# Technical area update



## Micdrow (Aug 4, 2007)

Hi all,

Well thanks to the monitors I am now a monitor also. Mainly to clean up and monitor the technial area. Ive moved a few posts including my own around. Both bomber and gun sight manuals have been moved to the other electrial systems to keep every thing neat and clean in the same field of area. 

Ive also sticky posted a few links in the technical area to the top that have lots of manuals in them to download.

These are below
Misc Vehicles
Aircraft identification manuals and tactics
Airfield structures and layouts.

Things in the future are that I would like to combine all aircraft manuals by type.

Say all types of spitfire manuals under spitfire or all the different versions of mustang manuals under the title Mustang. This should help clean things up and make things easier to find. 

Any questions or comments. Feel free to ask

Joe, I think you created a monster!!!!!!


----------



## evangilder (Aug 4, 2007)

Uh oh, we have an organized moderator...we better shape up guys!  

Nice job Micdrow.


----------



## Micdrow (Aug 4, 2007)

Thanks Eric,

Although I got to say, I never thought this would get this big this fast. Especially when Im just coming up to the one year mark from when I joined the forum.
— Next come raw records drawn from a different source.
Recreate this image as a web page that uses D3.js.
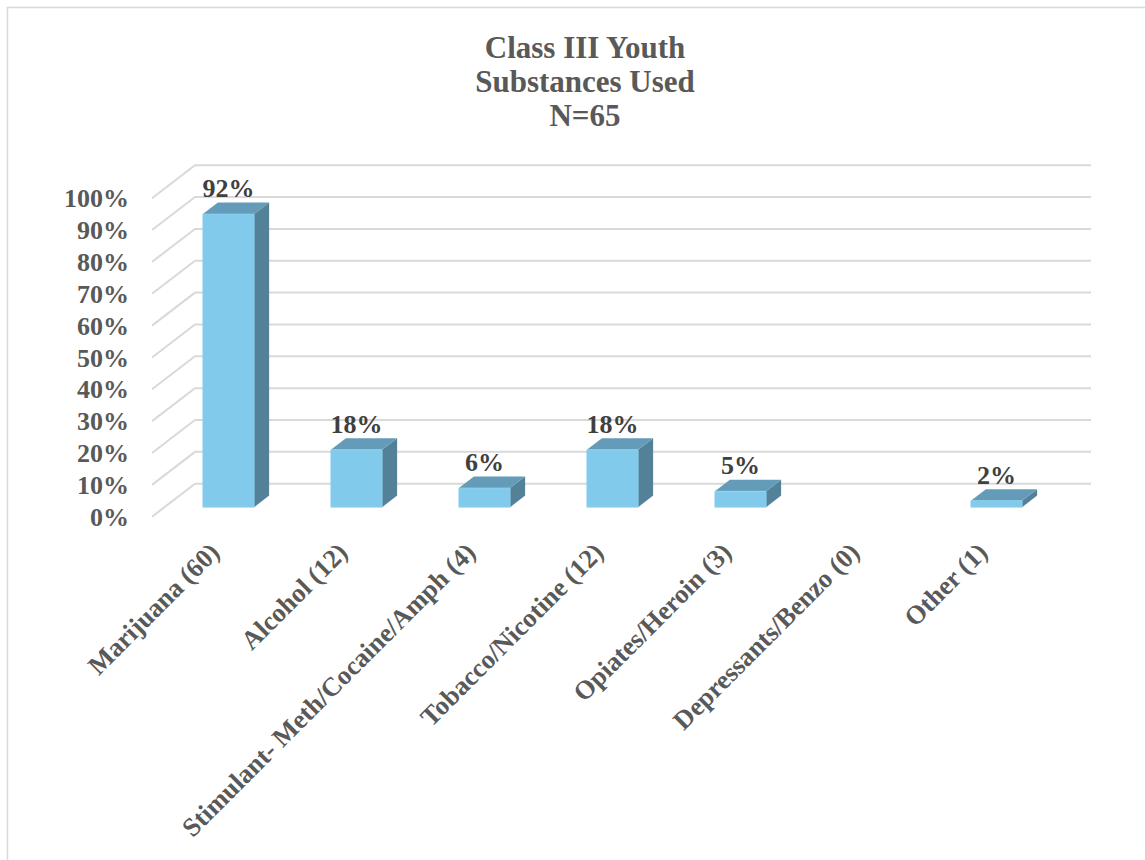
<!DOCTYPE html>
<html>
<head>
<meta charset="utf-8">
<script src="https://cdn.jsdelivr.net/npm/d3@7"></script>
<style>
  html, body { margin: 0; padding: 0; background: #ffffff; }
  svg { display: block; }
</style>
</head>
<body>
<div id="chart"></div>
<script>
// Substances used by Class III youth (N=65), percent of youth
const categories = [
  "Marijuana (60)",
  "Alcohol (12)",
  "Stimulant- Meth/Cocaine/Amph (4)",
  "Tobacco/Nicotine (12)",
  "Opiates/Heroin (3)",
  "Depressants/Benzo (0)",
  "Other (1)"
];
const percents = [92, 18, 6, 18, 5, 0, 2];
const tickValues = [0, 10, 20, 30, 40, 50, 60, 70, 80, 90, 100];
const titleLines = ["Class III Youth", "Substances Used", "N=65"];

const W = 1145, H = 860;
const serif = "'Times New Roman', 'Liberation Serif', serif";

const svg = d3.select("#chart").append("svg")
  .attr("width", W).attr("height", H);

// chart frame
svg.append("rect")
  .attr("x", 7.5).attr("y", 7.5)
  .attr("width", W + 20).attr("height", H + 20)
  .attr("fill", "#fff").attr("stroke", "#d9d9d9").attr("stroke-width", 1.5);

// title
svg.append("g").selectAll("text").data(titleLines).join("text")
  .attr("x", 585).attr("y", (d, i) => 58 + i * 34)
  .attr("text-anchor", "middle")
  .attr("font-family", serif).attr("font-weight", "bold")
  .attr("font-size", 31).attr("fill", "#595959")
  .text(d => d);

// 3D projection: front plane scales plus a depth offset
const x = d3.scaleBand(categories, [152, 1048]).paddingInner(0.6).paddingOuter(0.3);
const y = d3.scaleLinear([0, 100], [516.7, 198.2]);
const DEPTH_X = 43, DEPTH_Y = -33;
const proj = (px, v, z) => [px + z * DEPTH_X, y(v) + z * DEPTH_Y];
const Z_FRONT = 0.29, Z_BACK = 0.64;

// gridlines: diagonal on the side wall, horizontal on the back wall
const grid = svg.append("g").attr("fill", "none")
  .attr("stroke", "#d9d9d9").attr("stroke-width", 2);
const xLeft = x.range()[0], xRight = x.range()[1];
grid.selectAll("path").data(tickValues).join("path")
  .attr("d", v => {
    const a = proj(xLeft, v, 0), b = proj(xLeft, v, 1), c = proj(xRight, v, 1);
    return `M${a[0]},${a[1]}L${b[0]},${b[1]}L${c[0]},${c[1]}`;
  });

// y axis labels
svg.append("g").selectAll("text").data(tickValues).join("text")
  .attr("x", 129).attr("y", v => y(v)).attr("dy", "0.35em")
  .attr("text-anchor", "end")
  .attr("font-family", serif).attr("font-weight", "bold")
  .attr("font-size", 26).attr("fill", "#595959")
  .text(v => v + "%");

// bars as three visible faces
const data = categories.map((c, i) => ({ c, v: percents[i] })).filter(d => d.v > 0);
const poly = pts => "M" + pts.map(p => p.join(",")).join("L") + "Z";
const bars = svg.append("g").selectAll("g").data(data).join("g");

bars.append("path") // side face
  .attr("fill", "#538197")
  .attr("d", d => {
    const x1 = x(d.c) + x.bandwidth();
    return poly([proj(x1, 0, Z_FRONT), proj(x1, 0, Z_BACK), proj(x1, d.v, Z_BACK), proj(x1, d.v, Z_FRONT)]);
  });
bars.append("path") // top face
  .attr("fill", "#639bb8")
  .attr("d", d => {
    const x0 = x(d.c), x1 = x0 + x.bandwidth();
    return poly([proj(x0, d.v, Z_FRONT), proj(x1, d.v, Z_FRONT), proj(x1, d.v, Z_BACK), proj(x0, d.v, Z_BACK)]);
  });
bars.append("path") // front face
  .attr("fill", "#82caeb")
  .attr("stroke", "#8fd2f0").attr("stroke-width", 0.8)
  .attr("d", d => {
    const x0 = x(d.c), x1 = x0 + x.bandwidth();
    return poly([proj(x0, 0, Z_FRONT), proj(x1, 0, Z_FRONT), proj(x1, d.v, Z_FRONT), proj(x0, d.v, Z_FRONT)]);
  });

// value labels above each bar
bars.append("text")
  .attr("x", d => proj(x(d.c) + x.bandwidth() / 2, d.v, Z_FRONT)[0])
  .attr("y", d => proj(0, d.v, Z_BACK)[1] - 5.5)
  .attr("text-anchor", "middle")
  .attr("font-family", serif).attr("font-weight", "bold")
  .attr("font-size", 26).attr("fill", "#404040")
  .text(d => d.v + "%");

// rotated category labels
svg.append("g").selectAll("text").data(categories).join("text")
  .attr("transform", c => `translate(${x(c) + x.bandwidth() / 2 + 5},554) rotate(-45)`)
  .attr("text-anchor", "end")
  .attr("font-family", serif).attr("font-weight", "bold")
  .attr("font-size", 26.5).attr("fill", "#595959")
  .text(c => c);
</script>
</body>
</html>
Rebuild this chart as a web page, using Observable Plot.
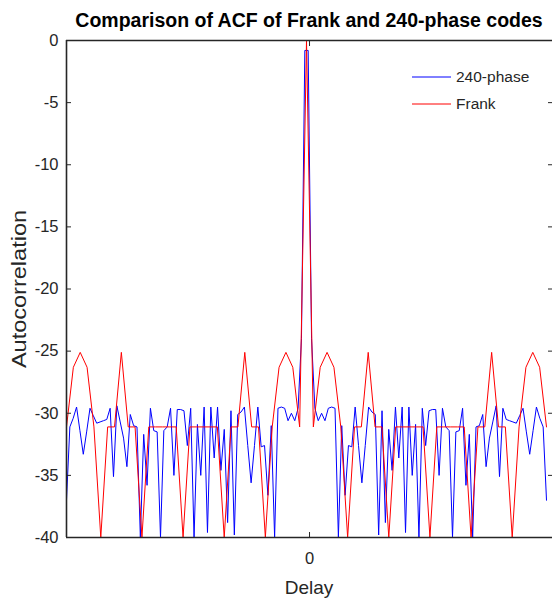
<!DOCTYPE html>
<html><head><meta charset="utf-8">
<script src="https://cdn.jsdelivr.net/npm/d3@7"></script>
<script src="https://cdn.jsdelivr.net/npm/@observablehq/plot@0.6"></script>
<style>
body{margin:0;background:#fff}
#wrap{position:relative;width:552px;height:599px;font-family:"Liberation Sans",Arial,sans-serif;color:#262626;overflow:hidden}
#title{position:absolute;left:66px;width:486px;top:9px;text-align:center;font-weight:bold;font-size:19.5px;color:#000;white-space:nowrap}
#ylab{position:absolute;left:19px;top:289px;transform:translate(-50%,-50%) rotate(-90deg) scale(1.12,1);font-size:21px;white-space:nowrap}
#xlab{position:absolute;left:309px;top:588px;transform:translate(-50%,-50%);font-size:19px}
#legend{position:absolute;left:412px;top:63px;font-size:15.5px}
.li{display:flex;align-items:center;height:27px}
.li svg{margin-right:5px}
</style></head>
<body><div id="wrap">
<div id="title">Comparison of ACF of Frank and 240-phase codes</div>
<div id="ylab">Autocorrelation</div>
<div id="xlab">Delay</div>
<div id="legend"></div>
</div>
<script>
const seriesNames = ["240-phase", "Frank"];
const seriesColors = ["#0000ff", "#ff0000"];
const yTicks = [0, -5, -10, -15, -20, -25, -30, -35, -40];
const xTickLabels = ["0"];
const xTicks = [0.44];
const xDomain = [-35, 35.875];
const yDomain = [-40, 0];

// Frank code ACF (dB), delays -35..35
const frankACF = [
 -31.1,-26.3,-25.1,-26.3,-31.1,-40,
 -31.1,-31.1,-25.1,-31.1,-31.1,-40,
 -31.1,-31.1,-31.1,-31.1,-31.1,-40,
 -31.1,-31.1,-31.1,-31.1,-31.1,-40,
 -31.1,-31.1,-25.1,-31.1,-31.1,-40,
 -31.1,-26.3,-25.1,-26.3,-31.1,
 0,
 -31.1,-26.3,-25.1,-26.3,-31.1,
 -40,-31.1,-31.1,-25.1,-31.1,-31.1,
 -40,-31.1,-31.1,-31.1,-31.1,-31.1,
 -40,-31.1,-31.1,-31.1,-31.1,-31.1,
 -40,-31.1,-31.1,-25.1,-31.1,-31.1,
 -40,-31.1,-26.3,-25.1,-26.3,-31.1
];

// 240-phase code ACF (dB), 144 samples across the delay range
const phase240ACF = [
 -37.0,-31.1,-30.4,-29.5,-31.4,-33.3,-31.5,-29.6,-30.2,-30.8,
 -30.7,-30.6,-30.5,-29.6,-35.1,-29.4,-30.7,-32.0,-34.3,-30.1,
 -31.0,-31.1,-40,-31.7,-35.8,-29.6,-31.4,-31.5,-40,-31.4,
 -31.1,-29.6,-35.0,-29.7,-29.7,-29.8,-32.6,-29.6,-40,-30.9,
 -35.0,-29.5,-39.6,-29.5,-33.6,-29.5,-34.6,-31.3,-38.8,-29.8,
 -39.8,-30.1,-29.9,-29.5,-32.6,-35.6,-32.6,-29.5,-32.7,-32.6,
 -36.6,-31.0,-40,-29.6,-29.5,-29.6,-30.6,-30.0,-30.6,-29.6,
 -24,-0.8,
 -0.8,-24,
 -29.6,-30.6,-30.0,-30.6,-29.6,-29.5,-29.6,-40,-31.0,-36.6,
 -32.6,-32.7,-29.5,-32.6,-35.6,-32.6,-29.5,-29.9,-30.1,-39.8,
 -29.8,-38.8,-31.3,-34.6,-29.5,-33.6,-29.5,-39.6,-29.5,-35.0,
 -30.9,-40,-29.6,-32.6,-29.8,-29.7,-29.7,-35.0,-29.6,-31.1,
 -31.4,-40,-31.5,-31.4,-29.6,-35.8,-31.7,-40,-31.1,-31.0,
 -30.1,-34.3,-32.0,-30.7,-29.4,-35.1,-29.6,-30.5,-30.6,-30.7,
 -30.8,-30.2,-29.6,-31.5,-33.3,-31.4,-29.5,-30.4,-31.1,-37.0
];

const xMin = -35, xMax = 35;
const frank = frankACF.map((v, i) => ({x: xMin + i, y: v}));
const p240 = phase240ACF.map((v, i) => ({x: xMin + i * (xMax - xMin) / (phase240ACF.length - 1), y: v}));

const axisColor = "#262626";
const chart = Plot.plot({
  width: 552, height: 599,
  marginLeft: 66, marginRight: 0, marginTop: 40, marginBottom: 62,
  x: {domain: xDomain},
  y: {domain: yDomain},
  style: {fontFamily: "'Liberation Sans', Arial, sans-serif", fontSize: "15px", color: axisColor, background: "white", overflow: "visible"},
  marks: [
    Plot.line(p240, {x: "x", y: "y", stroke: seriesColors[0], strokeWidth: 1}),
    Plot.line(frank, {x: "x", y: "y", stroke: seriesColors[1], strokeWidth: 1}),
    Plot.ruleY(yDomain, {stroke: axisColor, strokeWidth: 1.6}),
    Plot.ruleX([xDomain[0]], {stroke: axisColor, strokeWidth: 1.6}),
    Plot.axisY(yTicks, {anchor: "left", tickSize: 0, tickPadding: 8, label: null, fontSize: 16.5, tickFormat: d => String(d)}),
    Plot.axisY(yTicks, {anchor: "left", tickSize: -5, tickFormat: () => "", label: null}),
    Plot.axisY(yTicks, {anchor: "right", tickSize: -5, tickFormat: () => "", label: null}),
    Plot.axisX(xTicks, {anchor: "bottom", tickSize: 0, tickPadding: 15, tickFormat: (d, i) => xTickLabels[i], label: null, fontSize: 16.5}),
    Plot.axisX(xTicks, {anchor: "bottom", tickSize: -5, tickFormat: () => "", label: null}),
    Plot.axisX(xTicks, {anchor: "top", tickSize: -5, tickFormat: () => "", label: null})
  ]
});
chart.style.position = "absolute";
chart.style.left = "0";
chart.style.top = "0";
document.getElementById("wrap").prepend(chart);

const leg = document.getElementById("legend");
seriesNames.forEach((n, i) => {
  const row = document.createElement("div");
  row.className = "li";
  row.innerHTML = `<svg width="39" height="4"><line x1="0" x2="39" y1="2" y2="2" stroke="${seriesColors[i]}" stroke-width="1"/></svg><span>${n}</span>`;
  leg.appendChild(row);
});
</script>
</body></html>
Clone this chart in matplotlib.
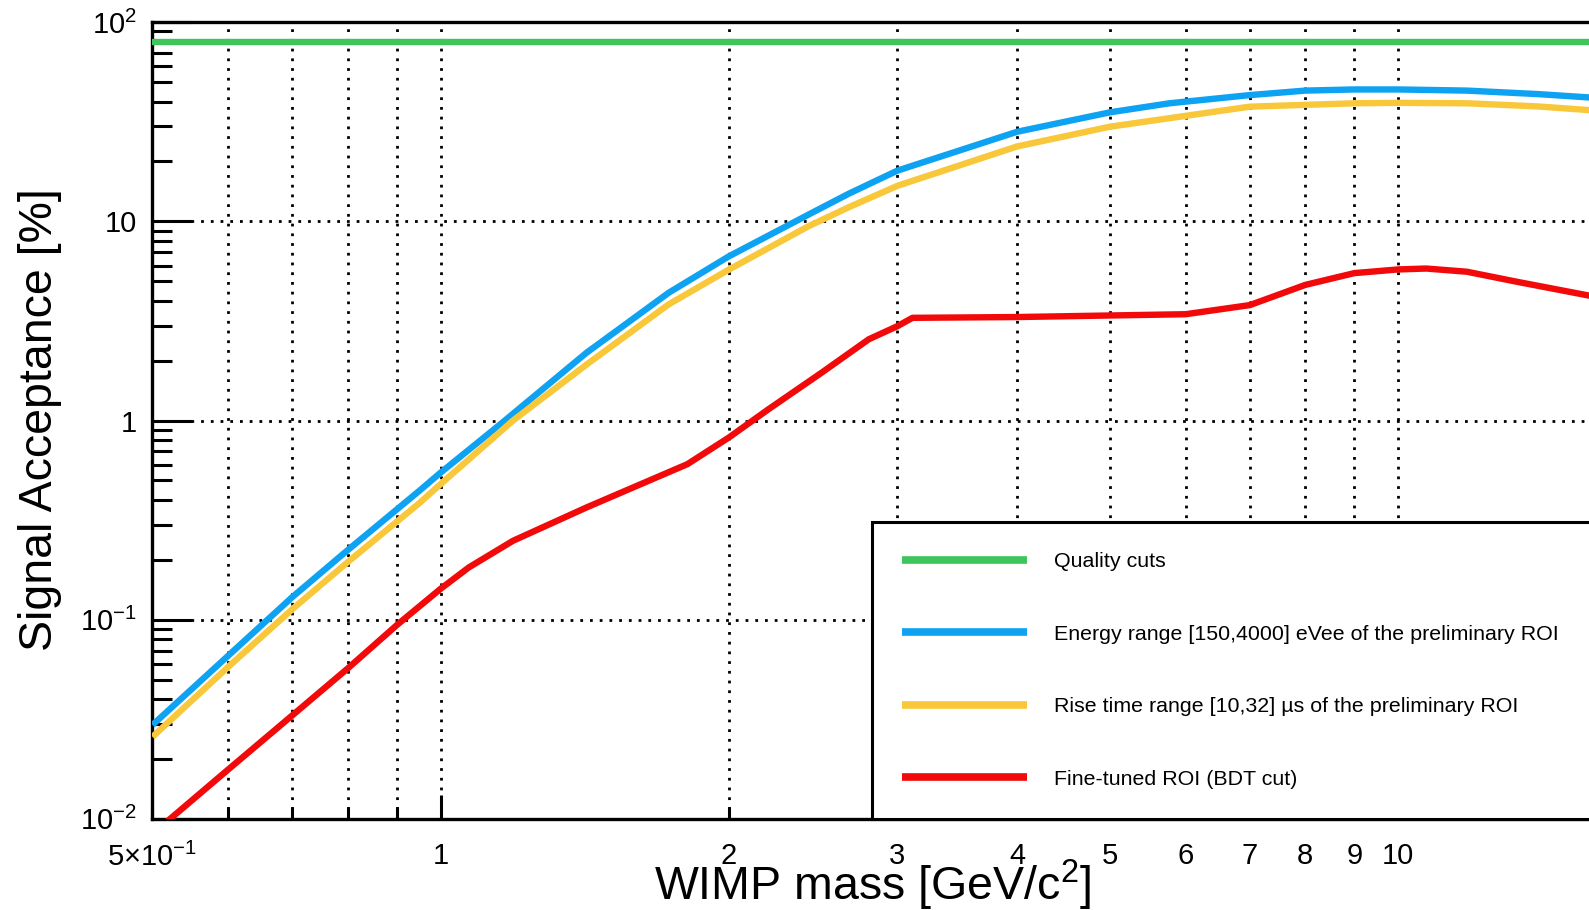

Its amazing how much has become available on the net in the last few years.

Thanks again Paul


----------



## FLYBOYJ (Aug 4, 2007)

Paul, you've done great here and all your hard work is appreciated. In my wildest dreams would I ever think that so much WW2 tech info could be in one place! Again many thanks!!!!!


----------



## evangilder (Aug 5, 2007)

I second that. I am sure that many people have benefited from the info.


----------



## DerAdlerIstGelandet (Aug 5, 2007)

Agreed guys and I am sure you will do a good job.


----------



## Maharg (Aug 5, 2007)

FLYBOYJ said:


> Paul, you've done great here and all your hard work is appreciated.


I totally agree. Your posts have been excellent, my collection has been enhanced by your hard work.

Thank you very much, and congratulations on your promotion.

All the best.
Graham.


----------



## Micdrow (Aug 5, 2007)

Thanks Guys


----------